— TASK GOAL —
Copy all of the material exactly. Pictures are not to appear in the copy.

— DATA SHOWN —
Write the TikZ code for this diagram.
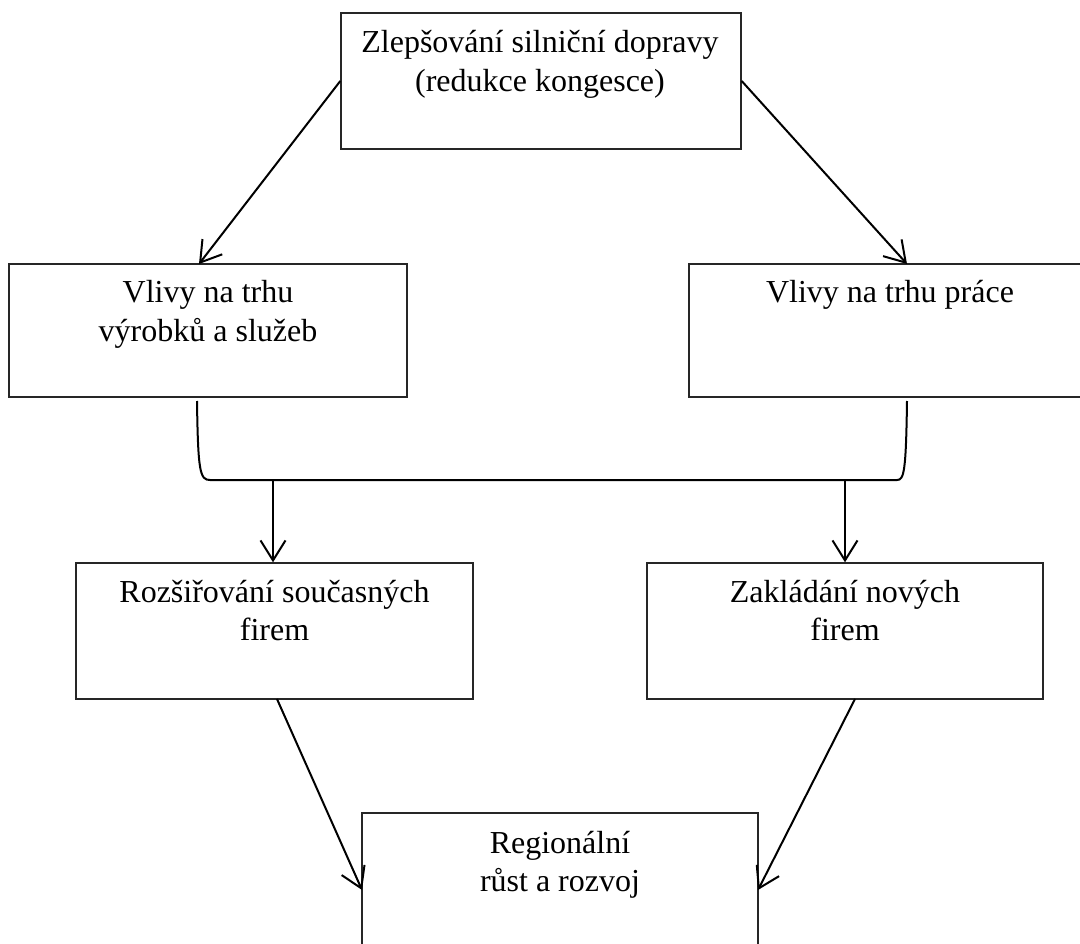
\documentclass[tikz,border=0pt]{standalone}
\usepackage{fontspec}
\setmainfont{Liberation Serif}
\usetikzlibrary{arrows.meta}
\begin{document}
\begin{tikzpicture}[x=1pt,y=-1pt,
  box/.style={draw=black!85, line width=1.4pt, inner sep=0pt, rectangle,
    minimum width=398pt},
  txt/.style={inner sep=0pt, anchor=base, font=\fontsize{32}{38.5}\selectfont},
  conn/.style={line width=2pt, black},
  arr/.style={conn, -{Straight Barb[length=20pt,width=25pt,line width=2pt]}}]
\useasboundingbox (0,0) rectangle (1080,944);
\clip (0,0) rectangle (1080,944);

% boxes (the right middle one runs past the right margin)
\node[box, minimum width=400pt, minimum height=136pt] (top) at (541,81) {};
\node[box, minimum height=133pt] (lm) at (208,330.5) {};
\node[box, minimum width=402pt, minimum height=133pt] (rm) at (890,330.5) {};
\node[box, minimum width=397pt, minimum height=136pt] (ll) at (274.5,631) {};
\node[box, minimum width=396pt, minimum height=136pt] (lr) at (845,631) {};
\node[box, minimum width=396pt, minimum height=188pt] (bot) at (560,907) {};

% box texts, first baseline near the top of each box
\node[txt] (topt) at (540,53) {\begin{tabular}[t]{@{}c@{}}Zlepšování silniční dopravy\\(redukce kongesce)\end{tabular}};
\node[txt] (lmt) at (208,303) {\begin{tabular}[t]{@{}c@{}}Vlivy na trhu\\výrobků a služeb\end{tabular}};
\node[txt] (rmt) at (890,303) {Vlivy na trhu práce};
\node[txt] (llt) at (274.5,602) {\begin{tabular}[t]{@{}c@{}}Rozšiřování současných\\firem\end{tabular}};
\node[txt] (lrt) at (845,602) {\begin{tabular}[t]{@{}c@{}}Zakládání nových\\firem\end{tabular}};
\node[txt] (bott) at (560,853) {\begin{tabular}[t]{@{}c@{}}Regionální\\růst a rozvoj\end{tabular}};

% connector points
\coordinate (tl) at (199,264);
\coordinate (tr) at (907,264);
\coordinate (bl) at (197,401);
\coordinate (br) at (907,401);
\coordinate (dl) at (273,480);
\coordinate (dr) at (845,480);
\coordinate (sl) at (277,699);
\coordinate (sr) at (855,699);
\coordinate (el) at (362,890);
\coordinate (er) at (758,890);

% arrows from the top box
\draw[arr] (top.west) -- (tl);
\draw[arr] (top.east) -- (tr);

% joining bracket under the two market boxes
\draw[conn] (bl) .. controls (198,472) and (200,480) .. (210,480)
  -- (897,480) .. controls (904,480) and (906,472) .. (br);

% arrows down to the firm boxes
\draw[arr] (dl) -- (dl |- ll.north);
\draw[arr] (dr) -- (dr |- lr.north);

% arrows to regional growth
\draw[arr] (sl) -- (el);
\draw[arr] (sr) -- (er);
\end{tikzpicture}
\end{document}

— SOLUTION TO THE PROBLEM —
Write the TikZ code for this diagram.
\documentclass[tikz,border=0pt]{standalone}
\usepackage{fontspec}
\setmainfont{Liberation Serif}
\usetikzlibrary{arrows.meta}
\begin{document}
\begin{tikzpicture}[x=1pt,y=-1pt,
  box/.style={draw=black!85, line width=1.4pt, inner sep=0pt, rectangle,
    minimum width=398pt},
  txt/.style={inner sep=0pt, anchor=base, font=\fontsize{32}{38.5}\selectfont},
  conn/.style={line width=2pt, black},
  arr/.style={conn, -{Straight Barb[length=20pt,width=25pt,line width=2pt]}}]
\useasboundingbox (0,0) rectangle (1080,944);
\clip (0,0) rectangle (1080,944);

% boxes (the right middle one runs past the right margin)
\node[box, minimum width=400pt, minimum height=136pt] (top) at (541,81) {};
\node[box, minimum height=133pt] (lm) at (208,330.5) {};
\node[box, minimum width=402pt, minimum height=133pt] (rm) at (890,330.5) {};
\node[box, minimum width=397pt, minimum height=136pt] (ll) at (274.5,631) {};
\node[box, minimum width=396pt, minimum height=136pt] (lr) at (845,631) {};
\node[box, minimum width=396pt, minimum height=188pt] (bot) at (560,907) {};

% box texts, first baseline near the top of each box
\node[txt] (topt) at (540,53) {\begin{tabular}[t]{@{}c@{}}Zlepšování silniční dopravy\\(redukce kongesce)\end{tabular}};
\node[txt] (lmt) at (208,303) {\begin{tabular}[t]{@{}c@{}}Vlivy na trhu\\výrobků a služeb\end{tabular}};
\node[txt] (rmt) at (890,303) {Vlivy na trhu práce};
\node[txt] (llt) at (274.5,602) {\begin{tabular}[t]{@{}c@{}}Rozšiřování současných\\firem\end{tabular}};
\node[txt] (lrt) at (845,602) {\begin{tabular}[t]{@{}c@{}}Zakládání nových\\firem\end{tabular}};
\node[txt] (bott) at (560,853) {\begin{tabular}[t]{@{}c@{}}Regionální\\růst a rozvoj\end{tabular}};

% connector points
\coordinate (tl) at (199,264);
\coordinate (tr) at (907,264);
\coordinate (bl) at (197,401);
\coordinate (br) at (907,401);
\coordinate (dl) at (273,480);
\coordinate (dr) at (845,480);
\coordinate (sl) at (277,699);
\coordinate (sr) at (855,699);
\coordinate (el) at (362,890);
\coordinate (er) at (758,890);

% arrows from the top box
\draw[arr] (top.west) -- (tl);
\draw[arr] (top.east) -- (tr);

% joining bracket under the two market boxes
\draw[conn] (bl) .. controls (198,472) and (200,480) .. (210,480)
  -- (897,480) .. controls (904,480) and (906,472) .. (br);

% arrows down to the firm boxes
\draw[arr] (dl) -- (dl |- ll.north);
\draw[arr] (dr) -- (dr |- lr.north);

% arrows to regional growth
\draw[arr] (sl) -- (el);
\draw[arr] (sr) -- (er);
\end{tikzpicture}
\end{document}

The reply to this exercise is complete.